* START Record excerpts *

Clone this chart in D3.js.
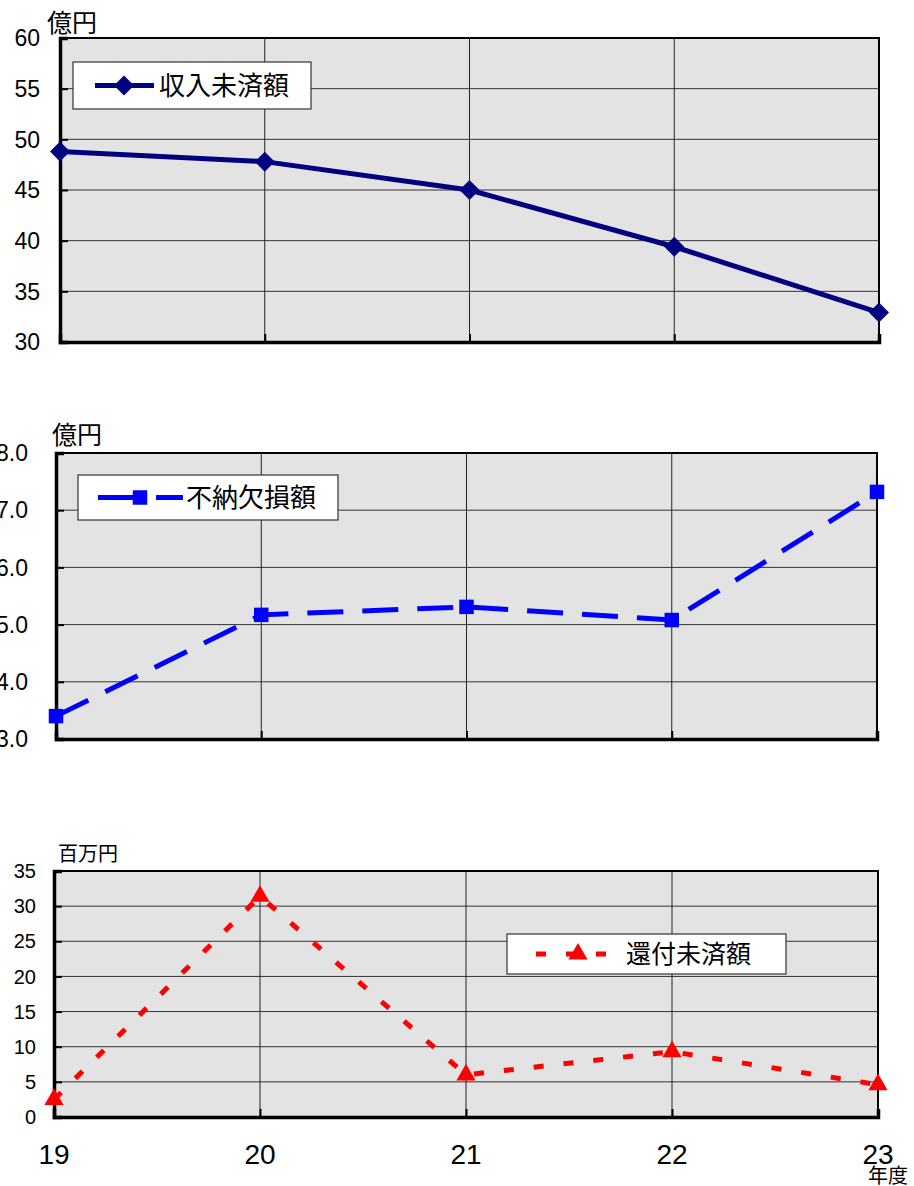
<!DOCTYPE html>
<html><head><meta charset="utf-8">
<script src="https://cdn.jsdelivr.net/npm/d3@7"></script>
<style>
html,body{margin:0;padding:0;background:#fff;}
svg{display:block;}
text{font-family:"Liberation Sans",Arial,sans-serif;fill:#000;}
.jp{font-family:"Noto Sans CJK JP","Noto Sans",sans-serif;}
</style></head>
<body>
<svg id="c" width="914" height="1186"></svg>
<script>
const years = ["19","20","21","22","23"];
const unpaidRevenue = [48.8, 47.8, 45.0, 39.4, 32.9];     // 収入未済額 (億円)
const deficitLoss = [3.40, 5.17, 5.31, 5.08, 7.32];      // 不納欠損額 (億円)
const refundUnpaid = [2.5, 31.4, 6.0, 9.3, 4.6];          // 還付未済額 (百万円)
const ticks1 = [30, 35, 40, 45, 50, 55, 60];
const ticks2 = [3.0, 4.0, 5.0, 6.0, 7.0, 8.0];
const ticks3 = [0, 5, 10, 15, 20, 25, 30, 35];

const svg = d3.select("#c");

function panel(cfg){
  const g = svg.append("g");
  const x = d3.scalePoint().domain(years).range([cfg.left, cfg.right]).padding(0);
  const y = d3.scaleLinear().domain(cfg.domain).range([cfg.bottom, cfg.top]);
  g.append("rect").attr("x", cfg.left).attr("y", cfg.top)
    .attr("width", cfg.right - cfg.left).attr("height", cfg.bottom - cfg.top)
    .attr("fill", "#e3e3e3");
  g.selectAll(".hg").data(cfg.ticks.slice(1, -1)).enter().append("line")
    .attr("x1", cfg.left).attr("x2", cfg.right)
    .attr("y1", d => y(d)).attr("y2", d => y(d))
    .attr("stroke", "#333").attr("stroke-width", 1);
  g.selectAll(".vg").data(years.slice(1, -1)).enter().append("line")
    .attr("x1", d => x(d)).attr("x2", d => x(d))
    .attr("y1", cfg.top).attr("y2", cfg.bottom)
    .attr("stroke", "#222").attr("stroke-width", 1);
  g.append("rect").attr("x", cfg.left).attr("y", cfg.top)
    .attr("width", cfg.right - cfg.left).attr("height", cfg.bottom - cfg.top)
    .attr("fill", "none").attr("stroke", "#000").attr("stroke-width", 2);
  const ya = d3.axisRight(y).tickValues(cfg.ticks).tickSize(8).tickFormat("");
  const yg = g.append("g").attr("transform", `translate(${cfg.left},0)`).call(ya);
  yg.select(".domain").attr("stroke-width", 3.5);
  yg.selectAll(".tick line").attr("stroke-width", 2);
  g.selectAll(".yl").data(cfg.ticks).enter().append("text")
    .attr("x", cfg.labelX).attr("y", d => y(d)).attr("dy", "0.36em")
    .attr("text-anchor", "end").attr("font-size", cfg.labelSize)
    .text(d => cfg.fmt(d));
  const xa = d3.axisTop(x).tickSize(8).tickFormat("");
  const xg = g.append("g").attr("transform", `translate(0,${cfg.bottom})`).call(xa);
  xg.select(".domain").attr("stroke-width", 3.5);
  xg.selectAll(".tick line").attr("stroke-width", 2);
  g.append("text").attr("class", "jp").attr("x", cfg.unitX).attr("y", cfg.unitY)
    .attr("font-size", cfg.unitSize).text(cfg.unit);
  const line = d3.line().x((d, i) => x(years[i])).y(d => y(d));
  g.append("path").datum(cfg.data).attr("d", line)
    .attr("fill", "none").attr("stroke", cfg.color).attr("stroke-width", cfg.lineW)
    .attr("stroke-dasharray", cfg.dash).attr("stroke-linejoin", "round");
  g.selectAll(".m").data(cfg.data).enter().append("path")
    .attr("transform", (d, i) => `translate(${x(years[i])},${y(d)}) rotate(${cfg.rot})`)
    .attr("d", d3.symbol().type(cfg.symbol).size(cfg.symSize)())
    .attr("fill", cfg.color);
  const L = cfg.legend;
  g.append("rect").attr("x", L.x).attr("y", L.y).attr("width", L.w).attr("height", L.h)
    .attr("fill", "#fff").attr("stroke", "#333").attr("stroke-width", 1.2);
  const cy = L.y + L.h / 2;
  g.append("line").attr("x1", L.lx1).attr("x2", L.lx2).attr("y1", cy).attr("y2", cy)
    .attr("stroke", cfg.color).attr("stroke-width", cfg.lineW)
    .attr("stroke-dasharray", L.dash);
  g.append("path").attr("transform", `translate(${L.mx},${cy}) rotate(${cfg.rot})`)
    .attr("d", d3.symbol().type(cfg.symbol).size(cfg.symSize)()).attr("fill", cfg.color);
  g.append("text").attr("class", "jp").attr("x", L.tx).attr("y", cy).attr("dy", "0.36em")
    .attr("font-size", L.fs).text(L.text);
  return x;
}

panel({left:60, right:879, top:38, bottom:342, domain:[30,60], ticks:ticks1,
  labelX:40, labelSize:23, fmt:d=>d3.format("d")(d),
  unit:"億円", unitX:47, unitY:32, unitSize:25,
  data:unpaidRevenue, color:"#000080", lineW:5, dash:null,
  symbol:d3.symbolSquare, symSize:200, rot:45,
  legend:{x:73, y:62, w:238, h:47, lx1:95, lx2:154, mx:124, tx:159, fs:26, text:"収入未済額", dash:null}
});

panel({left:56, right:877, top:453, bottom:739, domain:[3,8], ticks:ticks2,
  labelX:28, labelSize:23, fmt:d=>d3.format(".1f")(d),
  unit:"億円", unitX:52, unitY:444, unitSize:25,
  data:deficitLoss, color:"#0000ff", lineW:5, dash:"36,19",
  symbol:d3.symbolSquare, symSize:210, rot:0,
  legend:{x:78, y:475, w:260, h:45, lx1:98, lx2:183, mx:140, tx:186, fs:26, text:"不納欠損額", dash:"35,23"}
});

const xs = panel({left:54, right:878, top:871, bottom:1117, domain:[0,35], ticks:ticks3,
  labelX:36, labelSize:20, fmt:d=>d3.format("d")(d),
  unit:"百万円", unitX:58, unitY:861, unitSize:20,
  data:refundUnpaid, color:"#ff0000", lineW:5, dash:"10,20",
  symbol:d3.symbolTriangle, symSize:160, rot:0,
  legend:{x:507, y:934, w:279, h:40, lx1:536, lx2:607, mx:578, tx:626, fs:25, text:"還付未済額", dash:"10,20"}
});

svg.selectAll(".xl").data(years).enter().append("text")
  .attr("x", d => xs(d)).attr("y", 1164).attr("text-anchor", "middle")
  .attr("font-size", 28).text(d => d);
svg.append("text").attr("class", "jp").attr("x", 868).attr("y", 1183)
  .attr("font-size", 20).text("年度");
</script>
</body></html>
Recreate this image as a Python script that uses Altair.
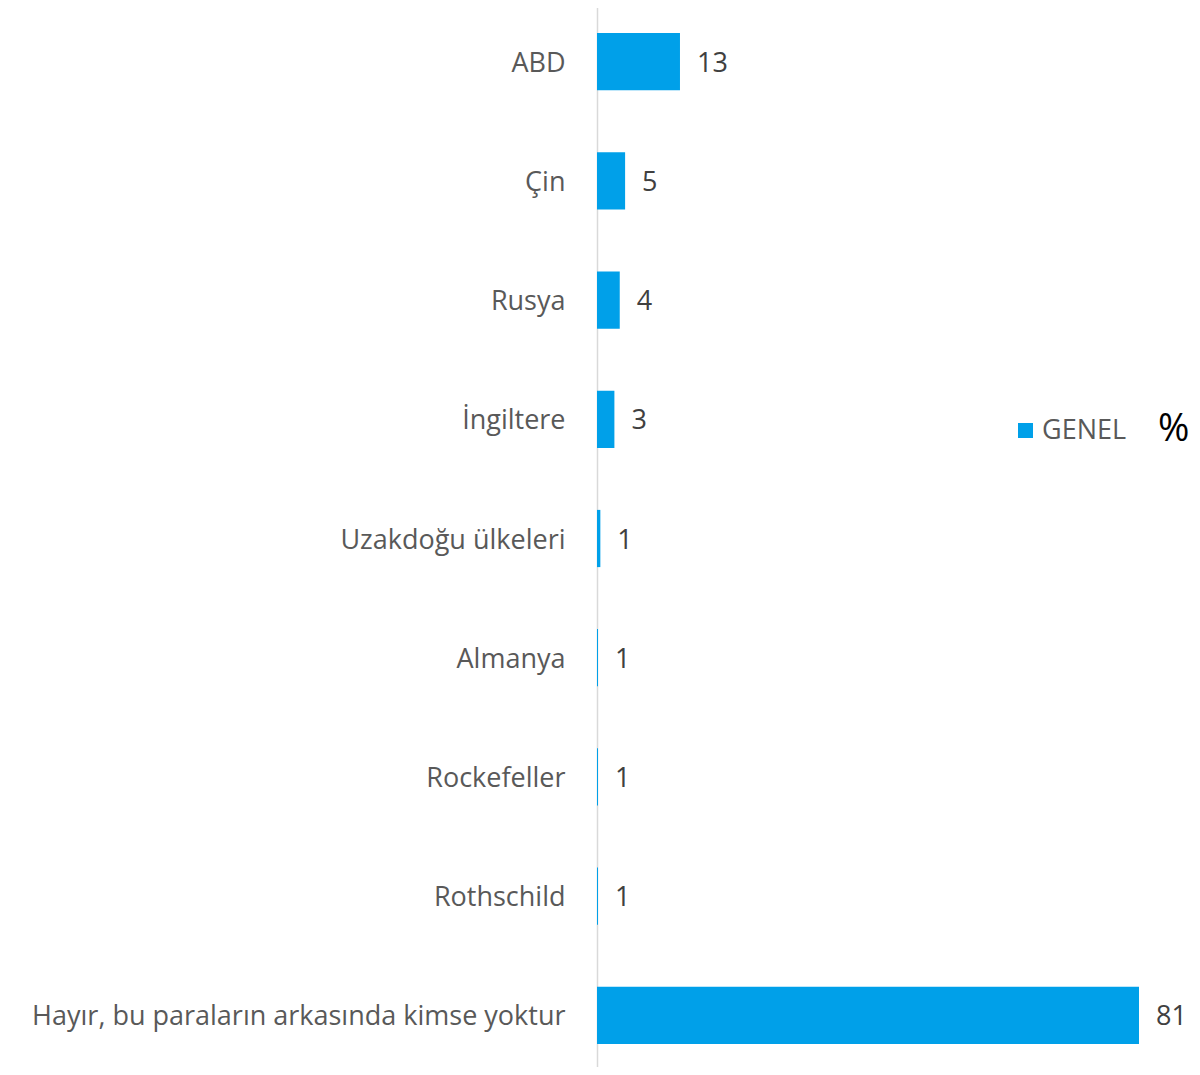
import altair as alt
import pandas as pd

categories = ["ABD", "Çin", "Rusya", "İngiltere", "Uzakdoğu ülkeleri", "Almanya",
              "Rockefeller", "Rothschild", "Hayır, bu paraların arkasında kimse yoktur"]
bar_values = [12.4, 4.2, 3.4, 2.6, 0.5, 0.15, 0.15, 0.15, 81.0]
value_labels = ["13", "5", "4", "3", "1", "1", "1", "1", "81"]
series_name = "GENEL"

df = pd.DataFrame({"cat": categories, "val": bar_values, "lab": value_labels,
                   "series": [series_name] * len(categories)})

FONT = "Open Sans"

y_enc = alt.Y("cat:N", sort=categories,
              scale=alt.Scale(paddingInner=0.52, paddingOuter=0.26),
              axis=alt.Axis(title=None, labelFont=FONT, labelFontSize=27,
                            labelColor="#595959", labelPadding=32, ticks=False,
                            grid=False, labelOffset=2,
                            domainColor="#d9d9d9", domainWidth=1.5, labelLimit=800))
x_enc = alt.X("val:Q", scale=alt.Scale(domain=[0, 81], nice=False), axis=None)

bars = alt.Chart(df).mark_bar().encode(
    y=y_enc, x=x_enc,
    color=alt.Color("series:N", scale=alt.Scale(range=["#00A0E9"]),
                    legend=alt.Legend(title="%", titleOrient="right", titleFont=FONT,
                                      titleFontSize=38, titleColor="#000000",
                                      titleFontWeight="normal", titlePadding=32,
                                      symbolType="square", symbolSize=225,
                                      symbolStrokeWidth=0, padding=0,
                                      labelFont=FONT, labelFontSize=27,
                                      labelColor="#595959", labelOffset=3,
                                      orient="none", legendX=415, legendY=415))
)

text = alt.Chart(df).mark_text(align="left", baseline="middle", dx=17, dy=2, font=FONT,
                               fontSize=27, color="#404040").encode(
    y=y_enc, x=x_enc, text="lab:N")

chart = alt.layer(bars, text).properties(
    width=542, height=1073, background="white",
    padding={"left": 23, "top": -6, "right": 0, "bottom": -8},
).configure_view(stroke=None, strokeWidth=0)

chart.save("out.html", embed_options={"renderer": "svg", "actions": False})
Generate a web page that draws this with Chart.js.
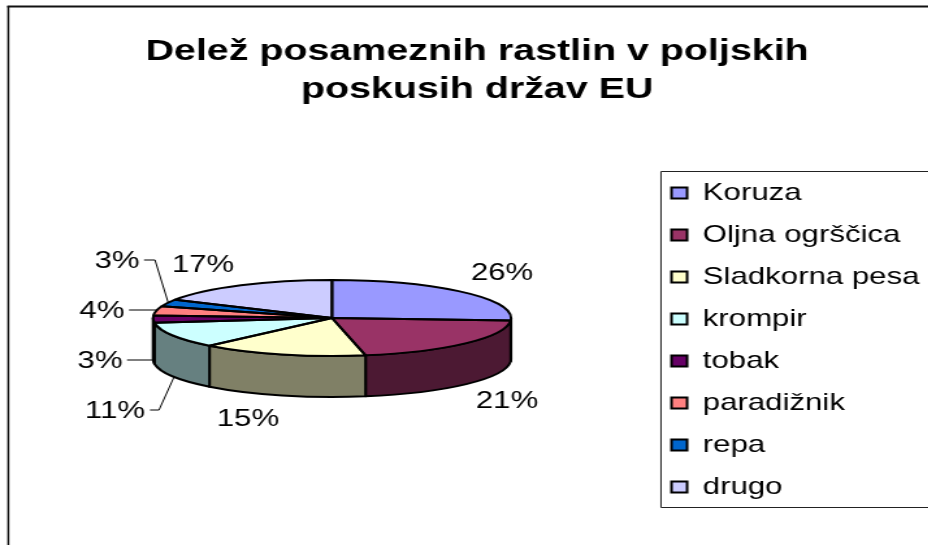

* END Record excerpts *

• Task to complete
Pictures are not part of the copy. Write out only the lines from the one containing "Recreate this image" through the one containing "81], nice=False), axis=None)", exactly as they stand, both included.

• Completed exercise
Recreate this image as a Python script that uses Altair.
import altair as alt
import pandas as pd

categories = ["ABD", "Çin", "Rusya", "İngiltere", "Uzakdoğu ülkeleri", "Almanya",
              "Rockefeller", "Rothschild", "Hayır, bu paraların arkasında kimse yoktur"]
bar_values = [12.4, 4.2, 3.4, 2.6, 0.5, 0.15, 0.15, 0.15, 81.0]
value_labels = ["13", "5", "4", "3", "1", "1", "1", "1", "81"]
series_name = "GENEL"

df = pd.DataFrame({"cat": categories, "val": bar_values, "lab": value_labels,
                   "series": [series_name] * len(categories)})

FONT = "Open Sans"

y_enc = alt.Y("cat:N", sort=categories,
              scale=alt.Scale(paddingInner=0.52, paddingOuter=0.26),
              axis=alt.Axis(title=None, labelFont=FONT, labelFontSize=27,
                            labelColor="#595959", labelPadding=32, ticks=False,
                            grid=False, labelOffset=2,
                            domainColor="#d9d9d9", domainWidth=1.5, labelLimit=800))
x_enc = alt.X("val:Q", scale=alt.Scale(domain=[0, 81], nice=False), axis=None)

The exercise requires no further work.